* _PROVIDED DATA_:
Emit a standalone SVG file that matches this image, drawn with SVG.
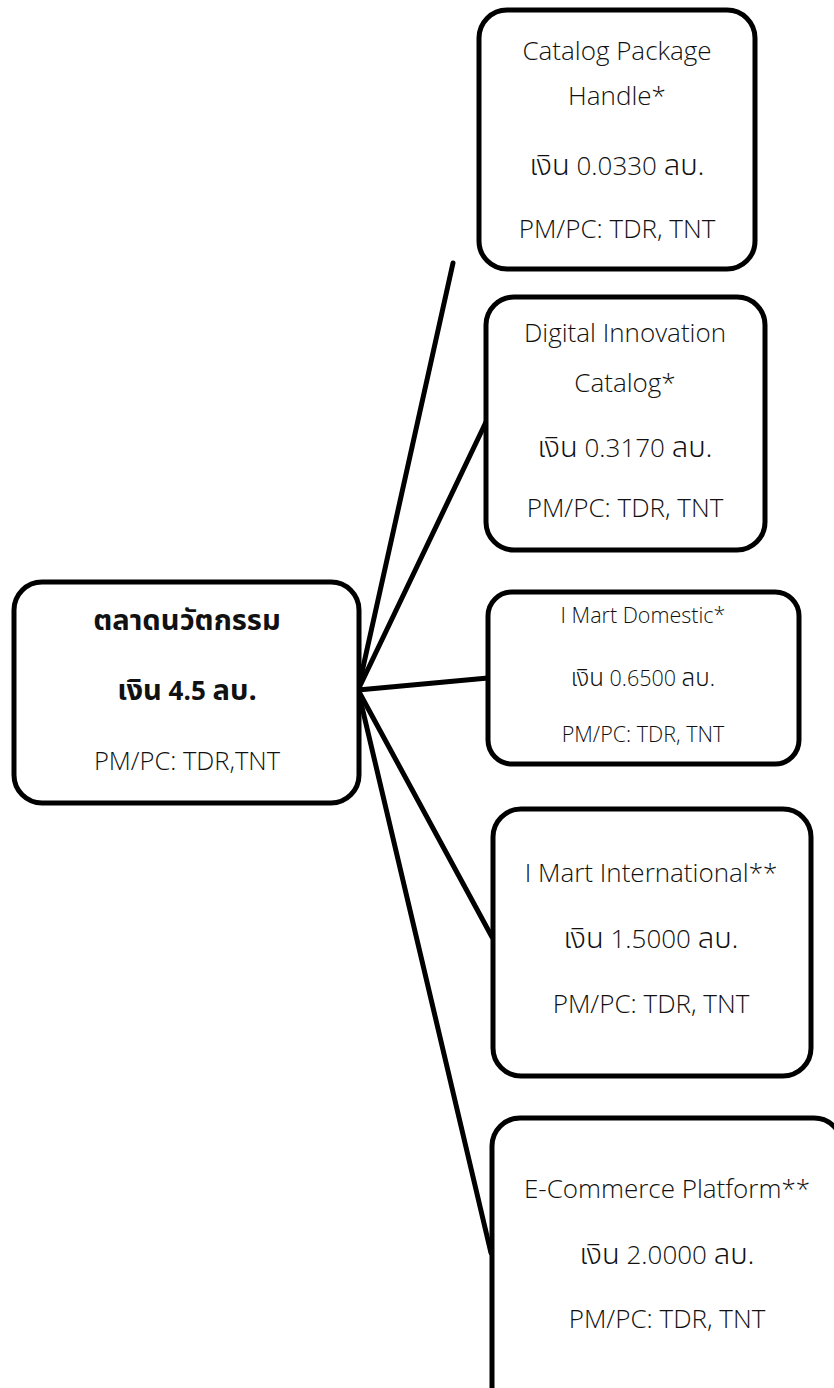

* * *

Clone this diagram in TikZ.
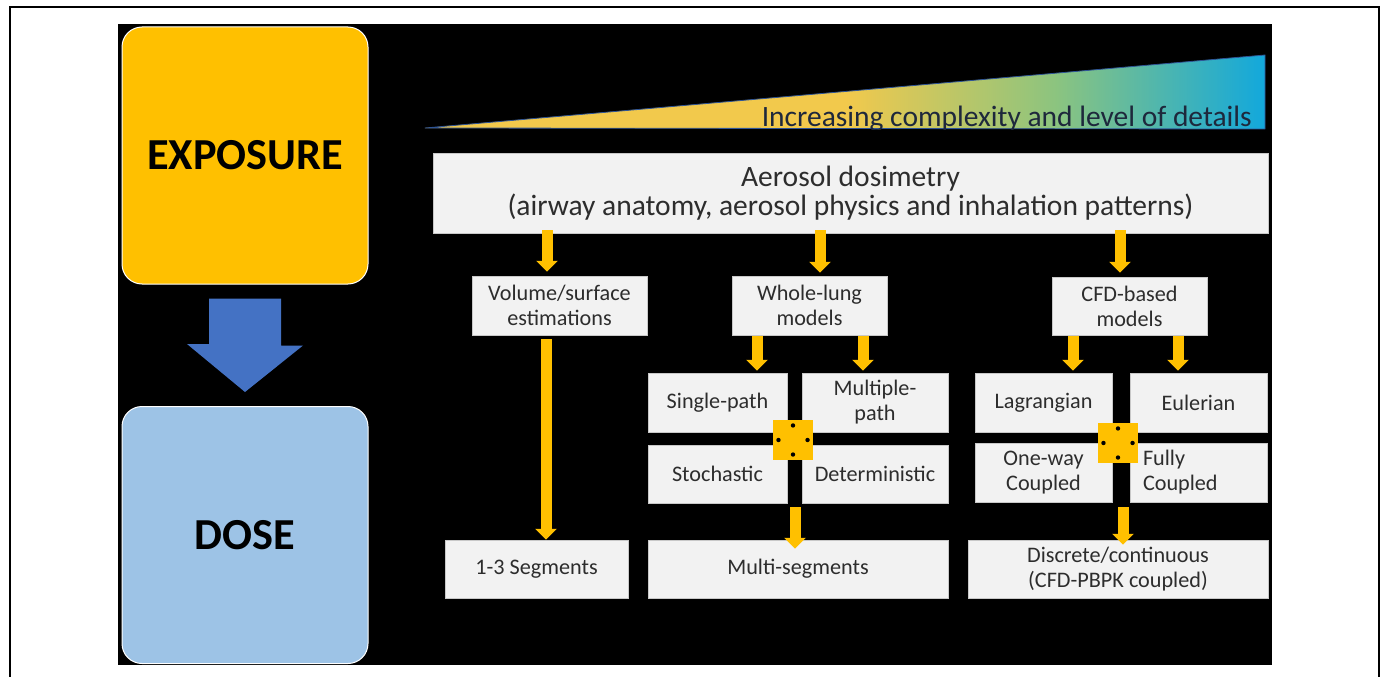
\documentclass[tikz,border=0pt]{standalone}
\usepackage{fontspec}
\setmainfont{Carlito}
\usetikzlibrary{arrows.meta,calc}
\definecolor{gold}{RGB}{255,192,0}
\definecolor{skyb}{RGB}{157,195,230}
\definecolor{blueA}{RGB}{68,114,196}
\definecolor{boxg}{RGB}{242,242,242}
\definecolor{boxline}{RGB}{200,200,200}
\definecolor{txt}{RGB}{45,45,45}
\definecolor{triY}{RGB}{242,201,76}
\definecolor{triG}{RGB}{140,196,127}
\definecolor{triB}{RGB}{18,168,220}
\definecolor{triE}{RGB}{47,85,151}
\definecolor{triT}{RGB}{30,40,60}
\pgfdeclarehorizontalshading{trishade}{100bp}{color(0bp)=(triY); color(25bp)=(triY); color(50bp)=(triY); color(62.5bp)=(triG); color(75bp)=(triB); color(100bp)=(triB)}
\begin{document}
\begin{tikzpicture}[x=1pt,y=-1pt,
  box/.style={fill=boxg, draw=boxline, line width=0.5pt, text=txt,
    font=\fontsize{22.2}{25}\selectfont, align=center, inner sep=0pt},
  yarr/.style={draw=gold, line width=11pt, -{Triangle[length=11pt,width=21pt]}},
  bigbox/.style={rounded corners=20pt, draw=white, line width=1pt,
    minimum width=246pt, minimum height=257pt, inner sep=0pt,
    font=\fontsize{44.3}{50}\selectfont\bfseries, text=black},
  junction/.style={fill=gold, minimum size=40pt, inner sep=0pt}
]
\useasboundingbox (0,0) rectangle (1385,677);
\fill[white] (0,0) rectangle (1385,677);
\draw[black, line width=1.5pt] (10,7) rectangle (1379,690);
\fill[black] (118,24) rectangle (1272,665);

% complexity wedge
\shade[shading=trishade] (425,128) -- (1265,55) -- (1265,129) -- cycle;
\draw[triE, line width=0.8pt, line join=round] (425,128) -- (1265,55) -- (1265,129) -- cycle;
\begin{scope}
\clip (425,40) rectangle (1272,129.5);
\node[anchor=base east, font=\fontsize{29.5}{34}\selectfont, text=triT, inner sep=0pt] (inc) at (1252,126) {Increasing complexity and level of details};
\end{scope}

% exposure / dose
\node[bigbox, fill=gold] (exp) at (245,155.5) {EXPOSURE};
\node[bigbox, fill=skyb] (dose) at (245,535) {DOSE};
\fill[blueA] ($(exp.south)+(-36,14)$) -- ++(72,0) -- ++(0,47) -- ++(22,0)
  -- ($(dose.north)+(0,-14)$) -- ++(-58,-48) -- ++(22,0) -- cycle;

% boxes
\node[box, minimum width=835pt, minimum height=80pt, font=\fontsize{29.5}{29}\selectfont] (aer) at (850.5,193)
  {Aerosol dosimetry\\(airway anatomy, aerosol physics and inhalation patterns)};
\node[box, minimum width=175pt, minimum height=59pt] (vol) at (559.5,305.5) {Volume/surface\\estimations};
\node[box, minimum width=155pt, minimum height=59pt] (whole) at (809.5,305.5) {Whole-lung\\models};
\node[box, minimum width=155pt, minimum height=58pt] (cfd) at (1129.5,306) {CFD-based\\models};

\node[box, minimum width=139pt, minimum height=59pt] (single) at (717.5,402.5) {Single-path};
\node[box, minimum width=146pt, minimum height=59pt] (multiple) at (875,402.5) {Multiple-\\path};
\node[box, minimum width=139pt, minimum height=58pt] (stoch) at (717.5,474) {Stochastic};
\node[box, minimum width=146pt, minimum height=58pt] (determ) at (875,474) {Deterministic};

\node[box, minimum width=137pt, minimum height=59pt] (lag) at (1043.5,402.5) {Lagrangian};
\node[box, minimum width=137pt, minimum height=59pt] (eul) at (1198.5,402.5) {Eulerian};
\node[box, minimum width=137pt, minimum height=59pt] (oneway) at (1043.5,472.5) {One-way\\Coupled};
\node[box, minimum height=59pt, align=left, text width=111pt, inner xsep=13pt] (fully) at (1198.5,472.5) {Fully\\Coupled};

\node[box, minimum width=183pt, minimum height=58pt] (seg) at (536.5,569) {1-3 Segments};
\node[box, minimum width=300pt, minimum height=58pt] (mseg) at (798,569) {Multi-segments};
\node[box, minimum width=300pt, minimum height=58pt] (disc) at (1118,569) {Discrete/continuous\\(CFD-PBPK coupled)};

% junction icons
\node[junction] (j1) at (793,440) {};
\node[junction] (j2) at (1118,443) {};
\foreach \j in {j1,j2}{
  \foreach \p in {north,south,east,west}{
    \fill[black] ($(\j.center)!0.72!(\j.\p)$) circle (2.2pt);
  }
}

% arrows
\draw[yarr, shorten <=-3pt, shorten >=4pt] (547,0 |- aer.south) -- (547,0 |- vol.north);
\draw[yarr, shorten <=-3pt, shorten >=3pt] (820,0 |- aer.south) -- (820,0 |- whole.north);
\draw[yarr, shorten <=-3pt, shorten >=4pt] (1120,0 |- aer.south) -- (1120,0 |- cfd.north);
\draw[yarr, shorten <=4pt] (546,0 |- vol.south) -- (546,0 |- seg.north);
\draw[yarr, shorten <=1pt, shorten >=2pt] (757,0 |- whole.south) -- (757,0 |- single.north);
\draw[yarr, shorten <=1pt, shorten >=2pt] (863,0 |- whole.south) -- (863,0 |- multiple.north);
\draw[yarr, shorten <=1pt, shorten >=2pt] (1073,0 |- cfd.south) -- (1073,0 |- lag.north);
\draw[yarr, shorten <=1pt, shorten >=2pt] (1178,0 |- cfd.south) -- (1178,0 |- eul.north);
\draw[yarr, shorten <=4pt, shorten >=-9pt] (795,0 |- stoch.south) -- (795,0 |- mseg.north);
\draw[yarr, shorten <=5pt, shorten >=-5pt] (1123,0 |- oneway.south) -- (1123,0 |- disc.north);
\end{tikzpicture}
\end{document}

* _EXERCISE GOAL_:
In the entries above, find every line with the word "this" and list it.

* _WORKED SOLUTION_:
Emit a standalone SVG file that matches this image, drawn with SVG.
Clone this diagram in TikZ.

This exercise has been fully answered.